ASIC wants superannuation funds to lift their game to protect Australians’ nest eggs. (Lukas Coch/AAP PHOTOS)The review, which examined anti-scam and fraud content on company websites for clarity, relevance and prominence, found super funds are significantly lagging the banks.
Banks scored positively in 80 per cent of measured criteria, compared to between 40 and 60 per cent for super funds.
The commission wants funds to lift their game to protect Australians’ nest eggs, which were $22 million lighter in 2025 due to scams, according to the National Anti-Scam Centre.
“Super trustees have a clear and unavoidable responsibility to oversee risk and ensure these emerging threats are identified and managed actively,” Ms Constant said.
ASIC found that while most funds offered some kind of information on scams and fraud, it was often hard to find, while several funds offered no information at all.
The quality of information also raised eyebrows at the corporate watchdog, with content often noted as “frequently outdated, generic, or overly complex”.

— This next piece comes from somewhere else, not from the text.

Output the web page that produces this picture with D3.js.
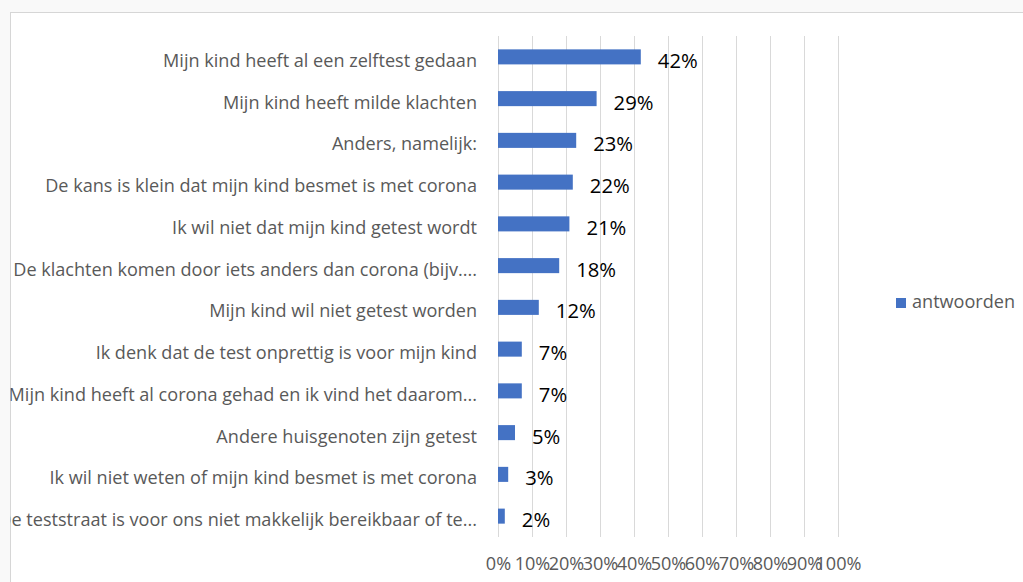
<!DOCTYPE html>
<html><head><meta charset="utf-8">
<script src="https://cdn.jsdelivr.net/npm/d3@7"></script>
<style>
html,body{margin:0;padding:0;background:#f9f9f9;}
svg{display:block;}
</style></head>
<body>
<svg id="chart" width="1023" height="582"></svg>
<script>
const categories = [
  "Mijn kind heeft al een zelftest gedaan",
  "Mijn kind heeft milde klachten",
  "Anders, namelijk:",
  "De kans is klein dat mijn kind besmet is met corona",
  "Ik wil niet dat mijn kind getest wordt",
  "De klachten komen door iets anders dan corona (bijv....",
  "Mijn kind wil niet getest worden",
  "Ik denk dat de test onprettig is voor mijn kind",
  "Mijn kind heeft al corona gehad en ik vind het daarom...",
  "Andere huisgenoten zijn getest",
  "Ik wil niet weten of mijn kind besmet is met corona",
  "De teststraat is voor ons niet makkelijk bereikbaar of te..."
];
const values = [0.42, 0.29, 0.23, 0.22, 0.21, 0.18, 0.12, 0.07, 0.07, 0.05, 0.03, 0.02];
const valueLabels = ["42%", "29%", "23%", "22%", "21%", "18%", "12%", "7%", "7%", "5%", "3%", "2%"];
const tickValues = [0, 0.1, 0.2, 0.3, 0.4, 0.5, 0.6, 0.7, 0.8, 0.9, 1.0];
const tickLabels = ["0%", "10%", "20%", "30%", "40%", "50%", "60%", "70%", "80%", "90%", "100%"];
const seriesName = "antwoorden";

const svg = d3.select("#chart");
const font = "'Open Sans', Lato, sans-serif";
const barColor = "#4472C4";

// chart area border
svg.append("defs").append("clipPath").attr("id", "clipArea")
  .append("rect").attr("x", 10.5).attr("y", 12.5).attr("width", 1020).attr("height", 580);
svg.append("rect").attr("x", 10.5).attr("y", 12.5).attr("width", 1020).attr("height", 580)
  .attr("fill", "#ffffff").attr("stroke", "#d6d6d6").attr("stroke-width", 1);

const g = svg.append("g").attr("clip-path", "url(#clipArea)");

const x = d3.scaleLinear().domain([0, 1]).range([498, 838]);
const y = d3.scaleBand().domain(categories).range([36, 537]).paddingInner(0.64).paddingOuter(0.32);

// gridlines
g.append("g").selectAll("line").data(tickValues).join("line")
  .attr("x1", d => Math.round(x(d)) + 0.5).attr("x2", d => Math.round(x(d)) + 0.5)
  .attr("y1", 36).attr("y2", 537)
  .attr("stroke", "#d9d9d9").attr("stroke-width", 1);

// bars
g.append("g").selectAll("rect").data(values).join("rect")
  .attr("x", x(0))
  .attr("y", (d, i) => y(categories[i]))
  .attr("width", d => x(d) - x(0))
  .attr("height", y.bandwidth())
  .attr("fill", barColor);

// category labels
const catLabels = g.append("g").selectAll("text").data(categories).join("text")
  .attr("x", 477)
  .attr("y", d => y(d) + y.bandwidth() / 2 + 10)
  .attr("text-anchor", "end")
  .attr("font-family", font).attr("font-size", 16)
  .attr("fill", "#595959")
  .text(d => d);
// fit the font so the first label spans the same width as in the reference
const w0 = catLabels.node().getComputedTextLength();
const labelSize = 16 * 314 / w0;
catLabels.attr("font-size", labelSize);

// value labels
g.append("g").selectAll("text").data(values).join("text")
  .attr("x", d => x(d) + 17)
  .attr("y", (d, i) => y(categories[i]) + y.bandwidth() / 2 + 11)
  .attr("font-family", font).attr("font-size", labelSize * 1.12)
  .attr("fill", "#000000")
  .text((d, i) => valueLabels[i]);

// x axis labels
const axis = d3.axisBottom(x).tickValues(tickValues)
  .tickFormat((d, i) => tickLabels[i]).tickSize(0).tickPadding(0);
const ax = g.append("g").attr("transform", "translate(0,557)").call(axis);
ax.select(".domain").remove();
ax.selectAll("text").attr("font-family", font).attr("font-size", labelSize)
  .attr("fill", "#595959").attr("dy", "0.71em");

// legend
const leg = g.append("g");
leg.append("rect").attr("x", 896).attr("y", 298).attr("width", 10).attr("height", 10).attr("fill", barColor);
leg.append("text").attr("x", 912).attr("y", 308).attr("font-family", font).attr("font-size", labelSize)
  .attr("fill", "#595959").text(seriesName);
</script>
</body></html>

Less than two in five funds clearly outlined what a scam was, while one in three offered no messaging on common warning signs, the review found.
And only one-third of funds provided actionable information on how to prevent or report scams, and only one in five had a dedicated contact method to report scams or fraud.
Banks scored well in 80 per cent of measured criteria, compared to 40 to 60 per cent for super funds (Michael Currie/AAP PHOTOS)Consumer advocate Super Consumer Australia backed the report and urged the federal government to add super funds to its national Scams Prevention Framework rollout.
The framework sets out rules and requirements for businesses in segments targeted by scammers, but so far it only applies to banks and financial firms, telecommunications providers and digital platforms like social media and messaging services.
“After another year of insufficient action, we have no faith the sector will resolve these problems on their own,” the advocate group’s chief executive Xavier O’Halloran said.
Poor customer service and limited call centre hours also left Australians exposed to scam risk.
“People who fear they may have been a victim of a scam or fraud can’t even call their super fund to get help,” Mr O’Halloran said.
He wants to see the introduction of enforceable customer service standards.
“It’s time the super sector did its fair share in safeguarding Australia’s financial system and protecting their members’ retirement savings from scams and fraud.”
AAP has sought comment from industry representative, the Association of Superannuation Funds of Australia.